## WRITTEN INSTRUCTION
Leave out the pictures, and write out exactly the lines from the beginning of the material to the line holding "import plotly.graph_objects as go", that line included, and nothing else.

[Dataset entries]
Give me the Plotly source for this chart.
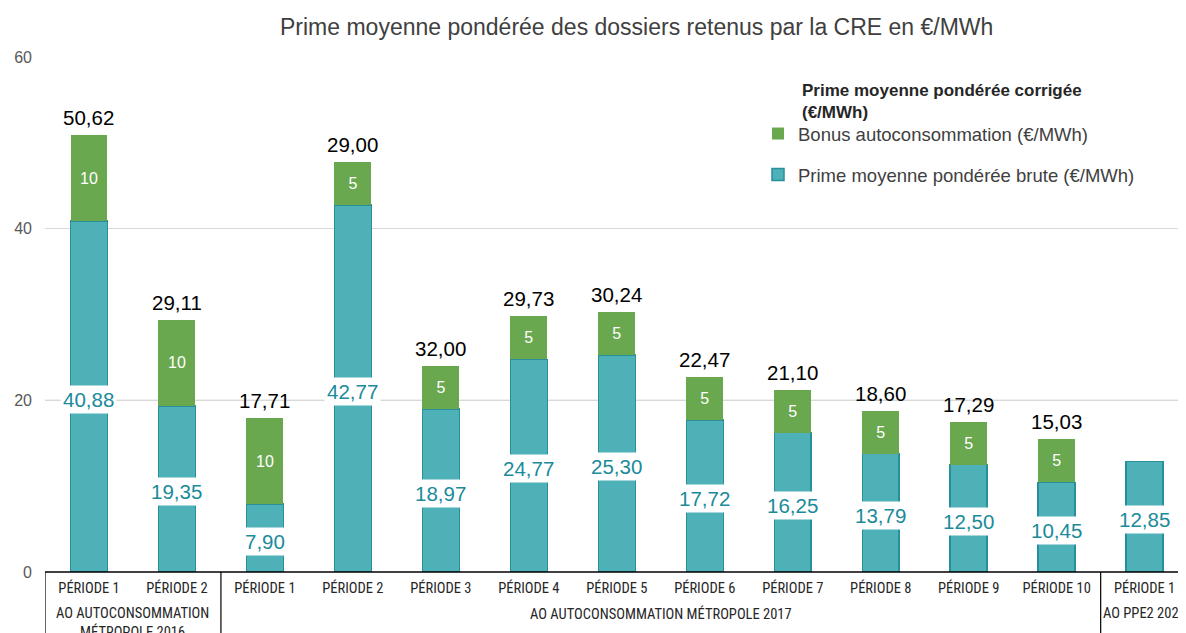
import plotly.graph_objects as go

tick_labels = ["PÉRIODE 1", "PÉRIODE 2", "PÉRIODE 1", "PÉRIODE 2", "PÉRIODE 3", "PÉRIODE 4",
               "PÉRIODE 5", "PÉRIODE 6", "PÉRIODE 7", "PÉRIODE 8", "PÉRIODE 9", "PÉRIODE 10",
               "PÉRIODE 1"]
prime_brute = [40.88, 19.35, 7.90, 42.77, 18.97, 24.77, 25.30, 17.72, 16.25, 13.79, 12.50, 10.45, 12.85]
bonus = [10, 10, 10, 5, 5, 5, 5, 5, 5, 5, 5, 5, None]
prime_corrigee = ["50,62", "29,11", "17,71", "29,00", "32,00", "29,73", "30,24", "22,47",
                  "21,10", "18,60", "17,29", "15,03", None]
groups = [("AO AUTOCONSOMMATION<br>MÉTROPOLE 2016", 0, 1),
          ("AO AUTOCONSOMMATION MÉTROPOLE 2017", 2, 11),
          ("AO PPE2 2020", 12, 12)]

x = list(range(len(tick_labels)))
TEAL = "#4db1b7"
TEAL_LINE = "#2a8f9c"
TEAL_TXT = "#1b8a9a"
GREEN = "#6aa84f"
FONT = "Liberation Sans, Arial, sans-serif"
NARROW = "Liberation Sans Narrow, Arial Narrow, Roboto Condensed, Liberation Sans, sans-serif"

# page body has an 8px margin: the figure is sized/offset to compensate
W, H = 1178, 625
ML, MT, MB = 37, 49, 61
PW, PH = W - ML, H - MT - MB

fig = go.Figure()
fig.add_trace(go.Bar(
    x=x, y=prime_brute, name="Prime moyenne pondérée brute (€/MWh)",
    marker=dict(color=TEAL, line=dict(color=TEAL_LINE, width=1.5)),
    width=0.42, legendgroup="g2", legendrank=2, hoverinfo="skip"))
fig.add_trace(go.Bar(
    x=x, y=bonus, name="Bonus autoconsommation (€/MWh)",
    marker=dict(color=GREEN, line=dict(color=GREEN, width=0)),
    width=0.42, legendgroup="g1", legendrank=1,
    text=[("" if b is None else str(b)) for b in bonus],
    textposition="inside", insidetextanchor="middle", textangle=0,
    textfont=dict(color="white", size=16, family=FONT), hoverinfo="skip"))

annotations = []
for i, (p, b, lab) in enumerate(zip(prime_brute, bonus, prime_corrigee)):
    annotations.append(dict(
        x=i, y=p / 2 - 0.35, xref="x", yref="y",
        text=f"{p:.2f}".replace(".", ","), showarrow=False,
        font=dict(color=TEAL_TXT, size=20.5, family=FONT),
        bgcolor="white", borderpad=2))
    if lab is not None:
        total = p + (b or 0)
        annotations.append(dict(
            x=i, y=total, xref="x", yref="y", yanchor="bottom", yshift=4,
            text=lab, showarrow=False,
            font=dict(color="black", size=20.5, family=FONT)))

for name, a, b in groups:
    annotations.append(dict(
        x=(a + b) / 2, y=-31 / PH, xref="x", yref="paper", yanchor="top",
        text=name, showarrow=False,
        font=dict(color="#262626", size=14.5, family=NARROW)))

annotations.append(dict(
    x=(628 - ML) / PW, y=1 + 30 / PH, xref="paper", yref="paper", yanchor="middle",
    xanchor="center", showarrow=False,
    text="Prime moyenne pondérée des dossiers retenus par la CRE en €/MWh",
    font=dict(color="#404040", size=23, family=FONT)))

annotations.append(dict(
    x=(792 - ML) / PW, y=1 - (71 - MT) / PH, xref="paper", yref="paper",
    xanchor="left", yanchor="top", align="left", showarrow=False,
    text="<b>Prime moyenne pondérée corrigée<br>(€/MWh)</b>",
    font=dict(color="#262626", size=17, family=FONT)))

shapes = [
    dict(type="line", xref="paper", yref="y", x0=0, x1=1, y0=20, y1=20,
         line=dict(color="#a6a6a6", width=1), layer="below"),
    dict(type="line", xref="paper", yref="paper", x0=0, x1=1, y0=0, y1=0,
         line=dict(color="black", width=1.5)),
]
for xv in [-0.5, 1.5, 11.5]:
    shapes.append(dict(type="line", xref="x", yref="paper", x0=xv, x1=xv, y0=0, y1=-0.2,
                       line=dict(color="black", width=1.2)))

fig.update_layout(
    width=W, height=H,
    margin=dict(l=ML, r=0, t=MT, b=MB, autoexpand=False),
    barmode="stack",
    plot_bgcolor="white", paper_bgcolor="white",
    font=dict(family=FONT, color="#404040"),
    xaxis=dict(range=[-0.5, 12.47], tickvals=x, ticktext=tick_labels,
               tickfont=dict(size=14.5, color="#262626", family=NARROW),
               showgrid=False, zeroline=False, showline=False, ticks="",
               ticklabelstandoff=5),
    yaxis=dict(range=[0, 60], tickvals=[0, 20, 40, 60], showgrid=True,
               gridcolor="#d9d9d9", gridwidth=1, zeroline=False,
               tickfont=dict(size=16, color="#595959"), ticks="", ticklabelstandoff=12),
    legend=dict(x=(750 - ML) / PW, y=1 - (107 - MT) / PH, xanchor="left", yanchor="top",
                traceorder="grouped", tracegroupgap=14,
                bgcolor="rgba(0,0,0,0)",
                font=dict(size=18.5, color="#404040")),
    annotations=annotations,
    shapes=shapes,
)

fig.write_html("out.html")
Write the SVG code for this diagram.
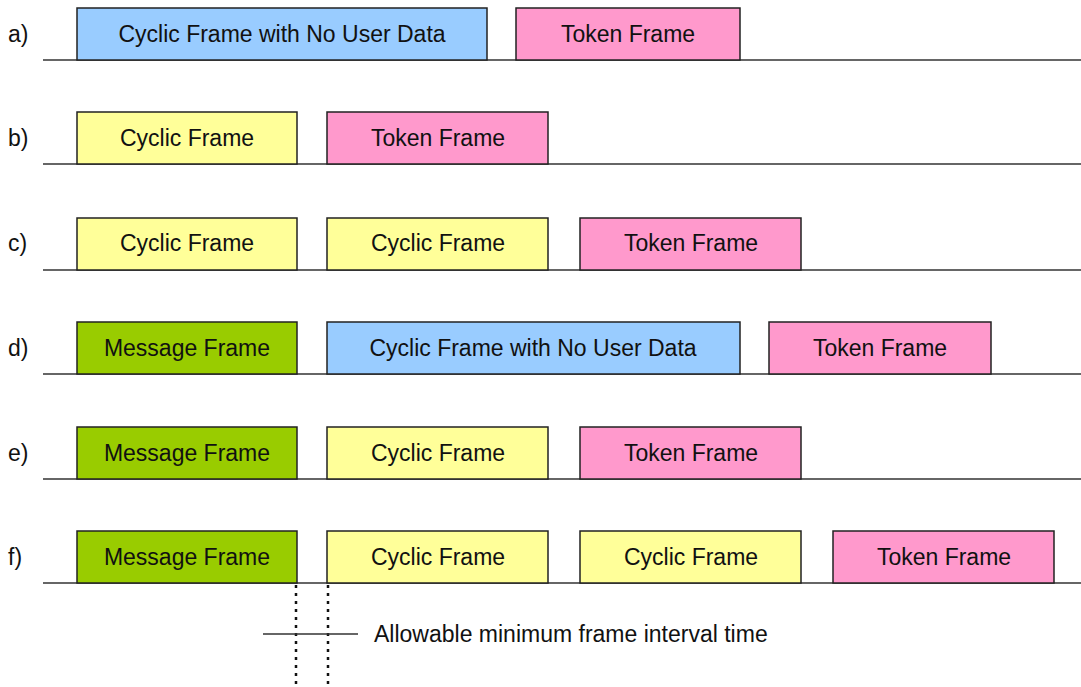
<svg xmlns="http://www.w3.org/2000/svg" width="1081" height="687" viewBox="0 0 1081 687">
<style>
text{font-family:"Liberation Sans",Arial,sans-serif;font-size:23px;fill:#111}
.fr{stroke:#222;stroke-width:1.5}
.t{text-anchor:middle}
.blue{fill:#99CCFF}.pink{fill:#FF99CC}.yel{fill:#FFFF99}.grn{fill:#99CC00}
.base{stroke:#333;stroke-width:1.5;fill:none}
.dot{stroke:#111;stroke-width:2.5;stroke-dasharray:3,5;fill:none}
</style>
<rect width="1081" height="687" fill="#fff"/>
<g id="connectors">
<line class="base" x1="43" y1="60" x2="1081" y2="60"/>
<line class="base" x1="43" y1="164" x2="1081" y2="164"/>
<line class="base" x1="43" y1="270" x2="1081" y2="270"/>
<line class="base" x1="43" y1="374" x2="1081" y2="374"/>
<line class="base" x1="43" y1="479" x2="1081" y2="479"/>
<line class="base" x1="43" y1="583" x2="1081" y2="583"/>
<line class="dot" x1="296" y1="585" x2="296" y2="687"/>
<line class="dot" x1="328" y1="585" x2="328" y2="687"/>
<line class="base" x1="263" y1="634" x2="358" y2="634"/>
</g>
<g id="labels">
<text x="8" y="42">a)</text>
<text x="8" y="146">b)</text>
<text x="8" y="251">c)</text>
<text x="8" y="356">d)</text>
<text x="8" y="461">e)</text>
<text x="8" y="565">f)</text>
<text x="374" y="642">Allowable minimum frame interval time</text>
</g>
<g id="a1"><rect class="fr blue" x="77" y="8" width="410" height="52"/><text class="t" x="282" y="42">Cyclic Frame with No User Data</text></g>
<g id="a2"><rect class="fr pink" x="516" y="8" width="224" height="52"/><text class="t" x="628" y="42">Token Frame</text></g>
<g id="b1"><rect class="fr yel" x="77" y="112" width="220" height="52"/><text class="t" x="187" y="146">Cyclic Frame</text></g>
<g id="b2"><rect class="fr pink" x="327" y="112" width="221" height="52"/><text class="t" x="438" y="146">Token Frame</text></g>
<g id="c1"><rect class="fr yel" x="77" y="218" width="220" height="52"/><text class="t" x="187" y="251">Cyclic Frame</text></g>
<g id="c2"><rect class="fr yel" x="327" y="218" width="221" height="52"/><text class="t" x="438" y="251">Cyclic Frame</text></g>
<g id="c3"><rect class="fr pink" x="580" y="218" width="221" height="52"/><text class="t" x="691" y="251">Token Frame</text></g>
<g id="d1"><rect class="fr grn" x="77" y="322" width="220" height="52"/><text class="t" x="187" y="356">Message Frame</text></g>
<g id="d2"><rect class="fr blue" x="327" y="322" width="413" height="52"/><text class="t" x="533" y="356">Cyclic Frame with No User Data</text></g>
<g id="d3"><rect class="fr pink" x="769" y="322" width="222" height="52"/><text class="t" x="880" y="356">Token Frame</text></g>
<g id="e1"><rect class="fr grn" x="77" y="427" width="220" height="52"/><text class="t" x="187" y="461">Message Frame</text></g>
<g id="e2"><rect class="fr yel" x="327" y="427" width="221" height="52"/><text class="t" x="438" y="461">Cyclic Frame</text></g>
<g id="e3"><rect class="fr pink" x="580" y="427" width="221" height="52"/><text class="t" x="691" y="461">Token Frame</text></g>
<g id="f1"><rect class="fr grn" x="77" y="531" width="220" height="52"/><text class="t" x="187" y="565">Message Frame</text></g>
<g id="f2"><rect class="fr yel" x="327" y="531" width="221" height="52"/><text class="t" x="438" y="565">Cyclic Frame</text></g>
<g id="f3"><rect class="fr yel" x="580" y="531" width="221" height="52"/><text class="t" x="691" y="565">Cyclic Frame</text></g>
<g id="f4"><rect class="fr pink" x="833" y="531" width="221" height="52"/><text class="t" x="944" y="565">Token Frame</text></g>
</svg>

## SOLUTION TO THE PROBLEM
Give me the Plotly source for this chart.
import plotly.graph_objects as go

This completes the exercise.